With all that in mind, the events that unfold are fairly easy to comprehend. 38,000 were packed into Anderlecht’s “tight English style ground”, known at the time as the Émile Versé Stadium. While there was a separate official Villa supporter section, a large number of Villa fans ended up sharing an Anderlect home terrace behind the goal. Of course this was not accidental (allegedly some supporters had traveled over the previous weekend to secure batches of tickets for the terrace) and for the time period and the parties involved, it would have been extremely suspicious if some sort of incident HADN’T occurred. Comparing camera shots, we can see that early in the game somewhat of gap has already appeared on the terrace suggesting disturbances:
Duly, business really picks up mid-way through the first half as the camera shows clashes between Villa supporters and both the home fans and police. Commentator Martin Tyler remarks that there were also “problems” before the game had started.

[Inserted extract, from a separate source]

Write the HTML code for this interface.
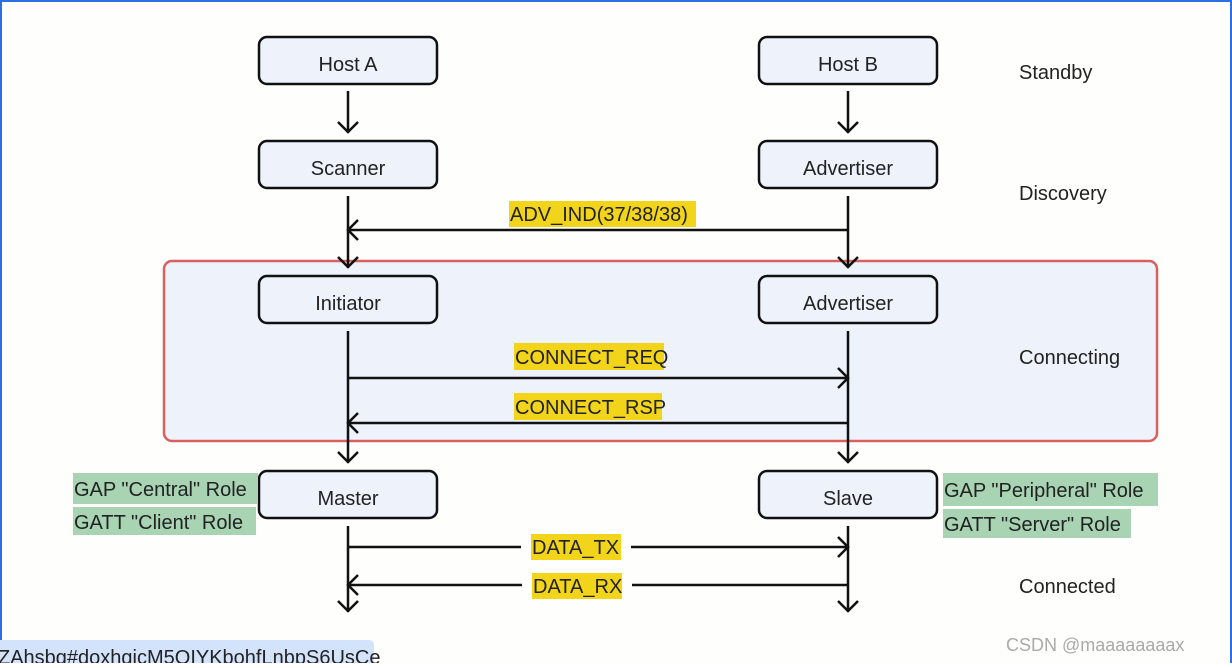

Play goes on for a few moments before we see the young man that you are still imagining you are from the first paragraph, and the main subject of this first installment of People On The Pitch here at Pyro On The Pitch. Perhaps overcome with the ecstasy of youth and the novelty of the occasion, he has spontaneously used the ongoing chaos as an opportunity to exit the supporter’s enclosure and in fact enter the field of play. As he triumphantly lays down at the 6 yard line, the referee blows his whistle to temporarily suspend the sports game.
If you look closely, you can see that in addition to his fine burgundy polo top, he also has a black jumper in hand which he drops beside him on the pitch. This was a mistake and he would never see the jumper again, as police are swiftly on hand to apprehend the casualistic ruffian and several of them rush him away along the pitch. But the discordian moment has had already made it’s mark on the parchment of time.
Leading the pitch invader away proves harder than the police had imagined, resulting in a Christ-like fall:
The poor lad seems to have suddenly lost all energy and simply cannot move another muscle. Humorously, the rest of his journey from the pitch is provided at the expense of King Leopold himself as a result, much to the delight of the home crowd:
Meanwhile, Villa goalkeeper Jimmy Rimmer, among other players, naively appeals for calm as trouble continues behind his goal:
Riot police stream up the terrace to try and separate the groups of fans while another separate regiment of authoritarians make their way onto the pitch, who’s uniforms suggest they are not exactly prepared for physical confrontation.
The home supporters respond to the situation with the topical chant of “Argentina! Argentina!”, referencing the Falklands War as a sort of verbal retaliation as the fighting continued:
In a trademark British display of willful ignorance, the commentator mentions that it is “impossible of course to say who started it”. The fact that the rest of the Villa supporters were apparently chanting “You’re the shit of Birmingham” to those behind the goal was perhaps evident enough.
Some unfortunate casualties (literally, because casual) from the mayhem can be seen being taken away for treatment. We hope they made a speedy recovery and that they are living good lives these days.
Eventually the situation is resolved to a somewhat satisfactory degree, at least enough for the referee to resume the game:
But in one last display of the absurdity of man, we can quite clearly see one Villa supporter who has cunningly alluded the police line, who are apparently blind to his extremely conspicuously Union Jack waving:
The game would finish 0-0, enough to send Aston Villa to the final, but Anderlecht would appeal to UEFA to have the game overturned due to psychological damage of the traumatic events seen above. While Villa were punished by being ordered to play their next European home game behind doors (vs Besiktas the following September), Anderlecht’s request was denied, clearly indicating that at the time players were expected to be able to deal with your run of the mill crowd trouble as part of the job. Truly a golden age.